■ **DATA SHOWN**:
____________

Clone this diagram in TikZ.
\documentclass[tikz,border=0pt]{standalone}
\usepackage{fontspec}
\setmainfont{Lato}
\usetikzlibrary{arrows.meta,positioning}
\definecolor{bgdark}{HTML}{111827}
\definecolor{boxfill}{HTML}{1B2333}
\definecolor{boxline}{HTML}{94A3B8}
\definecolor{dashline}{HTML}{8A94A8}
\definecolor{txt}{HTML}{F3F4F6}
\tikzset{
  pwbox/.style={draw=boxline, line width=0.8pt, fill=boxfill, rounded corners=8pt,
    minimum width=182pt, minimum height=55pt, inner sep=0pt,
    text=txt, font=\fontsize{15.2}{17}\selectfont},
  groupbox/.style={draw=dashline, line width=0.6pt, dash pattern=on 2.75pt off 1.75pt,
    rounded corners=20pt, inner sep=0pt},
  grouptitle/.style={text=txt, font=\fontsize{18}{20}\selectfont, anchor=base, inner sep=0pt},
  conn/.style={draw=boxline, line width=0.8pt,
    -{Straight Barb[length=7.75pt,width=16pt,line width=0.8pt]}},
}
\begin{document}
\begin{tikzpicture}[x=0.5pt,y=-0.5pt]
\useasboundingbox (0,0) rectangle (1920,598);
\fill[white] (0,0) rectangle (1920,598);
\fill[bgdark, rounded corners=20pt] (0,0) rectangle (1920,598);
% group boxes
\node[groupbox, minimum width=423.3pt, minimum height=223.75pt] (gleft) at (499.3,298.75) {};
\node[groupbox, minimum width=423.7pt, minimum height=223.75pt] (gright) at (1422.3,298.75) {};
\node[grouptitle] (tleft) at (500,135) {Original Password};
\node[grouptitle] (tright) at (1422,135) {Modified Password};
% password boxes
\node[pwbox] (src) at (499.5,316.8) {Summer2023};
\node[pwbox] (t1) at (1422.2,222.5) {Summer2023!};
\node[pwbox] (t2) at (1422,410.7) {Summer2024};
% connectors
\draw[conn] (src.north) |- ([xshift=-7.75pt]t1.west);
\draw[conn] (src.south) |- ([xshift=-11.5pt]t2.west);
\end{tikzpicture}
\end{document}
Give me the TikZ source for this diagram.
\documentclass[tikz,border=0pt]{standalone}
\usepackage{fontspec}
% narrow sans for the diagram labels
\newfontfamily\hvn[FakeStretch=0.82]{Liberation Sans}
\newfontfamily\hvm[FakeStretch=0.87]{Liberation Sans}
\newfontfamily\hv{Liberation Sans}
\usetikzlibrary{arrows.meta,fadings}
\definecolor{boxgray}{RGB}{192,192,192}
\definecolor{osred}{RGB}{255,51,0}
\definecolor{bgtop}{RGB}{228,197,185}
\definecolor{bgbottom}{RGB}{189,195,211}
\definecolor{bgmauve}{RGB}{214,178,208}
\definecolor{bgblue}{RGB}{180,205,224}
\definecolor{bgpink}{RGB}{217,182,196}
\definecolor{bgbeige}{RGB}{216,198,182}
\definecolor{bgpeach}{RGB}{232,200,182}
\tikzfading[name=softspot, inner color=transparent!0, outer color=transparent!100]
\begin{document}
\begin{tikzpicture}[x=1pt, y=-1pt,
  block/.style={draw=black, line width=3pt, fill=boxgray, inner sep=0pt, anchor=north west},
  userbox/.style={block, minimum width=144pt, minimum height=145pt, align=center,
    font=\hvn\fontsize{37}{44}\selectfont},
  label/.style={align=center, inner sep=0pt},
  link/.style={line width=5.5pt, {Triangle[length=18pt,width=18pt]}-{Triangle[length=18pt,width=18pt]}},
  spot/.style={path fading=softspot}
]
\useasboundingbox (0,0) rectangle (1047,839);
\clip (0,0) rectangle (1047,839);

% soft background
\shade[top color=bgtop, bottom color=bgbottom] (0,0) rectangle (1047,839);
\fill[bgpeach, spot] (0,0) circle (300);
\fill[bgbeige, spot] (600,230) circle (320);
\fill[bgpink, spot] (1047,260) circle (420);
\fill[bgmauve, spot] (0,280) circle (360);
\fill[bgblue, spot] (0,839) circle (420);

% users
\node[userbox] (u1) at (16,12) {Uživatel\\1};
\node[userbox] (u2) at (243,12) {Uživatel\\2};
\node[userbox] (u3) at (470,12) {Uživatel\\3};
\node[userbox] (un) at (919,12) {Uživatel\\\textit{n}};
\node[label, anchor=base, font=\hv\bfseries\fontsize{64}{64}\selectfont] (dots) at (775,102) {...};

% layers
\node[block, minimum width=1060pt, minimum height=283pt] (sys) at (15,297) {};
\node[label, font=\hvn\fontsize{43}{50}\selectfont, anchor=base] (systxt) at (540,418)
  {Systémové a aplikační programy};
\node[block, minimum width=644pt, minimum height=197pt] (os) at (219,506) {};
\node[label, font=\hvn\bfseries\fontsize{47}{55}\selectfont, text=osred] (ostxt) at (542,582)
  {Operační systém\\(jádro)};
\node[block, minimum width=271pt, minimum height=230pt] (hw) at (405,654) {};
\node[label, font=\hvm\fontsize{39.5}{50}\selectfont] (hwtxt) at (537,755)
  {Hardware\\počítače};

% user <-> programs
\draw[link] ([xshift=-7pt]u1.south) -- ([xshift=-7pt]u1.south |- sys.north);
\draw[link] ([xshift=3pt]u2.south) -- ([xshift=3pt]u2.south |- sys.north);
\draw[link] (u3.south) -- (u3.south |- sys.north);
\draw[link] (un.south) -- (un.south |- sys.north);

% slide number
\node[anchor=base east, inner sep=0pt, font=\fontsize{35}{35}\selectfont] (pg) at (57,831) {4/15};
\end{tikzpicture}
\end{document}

____________

■ **PROBLEM REQUIREMENTS**: Copy the data above exactly. Every line must be included.

■ **COMPLETED EXERCISE**:
Clone this diagram in TikZ.
\documentclass[tikz,border=0pt]{standalone}
\usepackage{fontspec}
\setmainfont{Lato}
\usetikzlibrary{arrows.meta,positioning}
\definecolor{bgdark}{HTML}{111827}
\definecolor{boxfill}{HTML}{1B2333}
\definecolor{boxline}{HTML}{94A3B8}
\definecolor{dashline}{HTML}{8A94A8}
\definecolor{txt}{HTML}{F3F4F6}
\tikzset{
  pwbox/.style={draw=boxline, line width=0.8pt, fill=boxfill, rounded corners=8pt,
    minimum width=182pt, minimum height=55pt, inner sep=0pt,
    text=txt, font=\fontsize{15.2}{17}\selectfont},
  groupbox/.style={draw=dashline, line width=0.6pt, dash pattern=on 2.75pt off 1.75pt,
    rounded corners=20pt, inner sep=0pt},
  grouptitle/.style={text=txt, font=\fontsize{18}{20}\selectfont, anchor=base, inner sep=0pt},
  conn/.style={draw=boxline, line width=0.8pt,
    -{Straight Barb[length=7.75pt,width=16pt,line width=0.8pt]}},
}
\begin{document}
\begin{tikzpicture}[x=0.5pt,y=-0.5pt]
\useasboundingbox (0,0) rectangle (1920,598);
\fill[white] (0,0) rectangle (1920,598);
\fill[bgdark, rounded corners=20pt] (0,0) rectangle (1920,598);
% group boxes
\node[groupbox, minimum width=423.3pt, minimum height=223.75pt] (gleft) at (499.3,298.75) {};
\node[groupbox, minimum width=423.7pt, minimum height=223.75pt] (gright) at (1422.3,298.75) {};
\node[grouptitle] (tleft) at (500,135) {Original Password};
\node[grouptitle] (tright) at (1422,135) {Modified Password};
% password boxes
\node[pwbox] (src) at (499.5,316.8) {Summer2023};
\node[pwbox] (t1) at (1422.2,222.5) {Summer2023!};
\node[pwbox] (t2) at (1422,410.7) {Summer2024};
% connectors
\draw[conn] (src.north) |- ([xshift=-7.75pt]t1.west);
\draw[conn] (src.south) |- ([xshift=-11.5pt]t2.west);
\end{tikzpicture}
\end{document}
Give me the TikZ source for this diagram.
\documentclass[tikz,border=0pt]{standalone}
\usepackage{fontspec}
% narrow sans for the diagram labels
\newfontfamily\hvn[FakeStretch=0.82]{Liberation Sans}
\newfontfamily\hvm[FakeStretch=0.87]{Liberation Sans}
\newfontfamily\hv{Liberation Sans}
\usetikzlibrary{arrows.meta,fadings}
\definecolor{boxgray}{RGB}{192,192,192}
\definecolor{osred}{RGB}{255,51,0}
\definecolor{bgtop}{RGB}{228,197,185}
\definecolor{bgbottom}{RGB}{189,195,211}
\definecolor{bgmauve}{RGB}{214,178,208}
\definecolor{bgblue}{RGB}{180,205,224}
\definecolor{bgpink}{RGB}{217,182,196}
\definecolor{bgbeige}{RGB}{216,198,182}
\definecolor{bgpeach}{RGB}{232,200,182}
\tikzfading[name=softspot, inner color=transparent!0, outer color=transparent!100]
\begin{document}
\begin{tikzpicture}[x=1pt, y=-1pt,
  block/.style={draw=black, line width=3pt, fill=boxgray, inner sep=0pt, anchor=north west},
  userbox/.style={block, minimum width=144pt, minimum height=145pt, align=center,
    font=\hvn\fontsize{37}{44}\selectfont},
  label/.style={align=center, inner sep=0pt},
  link/.style={line width=5.5pt, {Triangle[length=18pt,width=18pt]}-{Triangle[length=18pt,width=18pt]}},
  spot/.style={path fading=softspot}
]
\useasboundingbox (0,0) rectangle (1047,839);
\clip (0,0) rectangle (1047,839);

% soft background
\shade[top color=bgtop, bottom color=bgbottom] (0,0) rectangle (1047,839);
\fill[bgpeach, spot] (0,0) circle (300);
\fill[bgbeige, spot] (600,230) circle (320);
\fill[bgpink, spot] (1047,260) circle (420);
\fill[bgmauve, spot] (0,280) circle (360);
\fill[bgblue, spot] (0,839) circle (420);

% users
\node[userbox] (u1) at (16,12) {Uživatel\\1};
\node[userbox] (u2) at (243,12) {Uživatel\\2};
\node[userbox] (u3) at (470,12) {Uživatel\\3};
\node[userbox] (un) at (919,12) {Uživatel\\\textit{n}};
\node[label, anchor=base, font=\hv\bfseries\fontsize{64}{64}\selectfont] (dots) at (775,102) {...};

% layers
\node[block, minimum width=1060pt, minimum height=283pt] (sys) at (15,297) {};
\node[label, font=\hvn\fontsize{43}{50}\selectfont, anchor=base] (systxt) at (540,418)
  {Systémové a aplikační programy};
\node[block, minimum width=644pt, minimum height=197pt] (os) at (219,506) {};
\node[label, font=\hvn\bfseries\fontsize{47}{55}\selectfont, text=osred] (ostxt) at (542,582)
  {Operační systém\\(jádro)};
\node[block, minimum width=271pt, minimum height=230pt] (hw) at (405,654) {};
\node[label, font=\hvm\fontsize{39.5}{50}\selectfont] (hwtxt) at (537,755)
  {Hardware\\počítače};

% user <-> programs
\draw[link] ([xshift=-7pt]u1.south) -- ([xshift=-7pt]u1.south |- sys.north);
\draw[link] ([xshift=3pt]u2.south) -- ([xshift=3pt]u2.south |- sys.north);
\draw[link] (u3.south) -- (u3.south |- sys.north);
\draw[link] (un.south) -- (un.south |- sys.north);

% slide number
\node[anchor=base east, inner sep=0pt, font=\fontsize{35}{35}\selectfont] (pg) at (57,831) {4/15};
\end{tikzpicture}
\end{document}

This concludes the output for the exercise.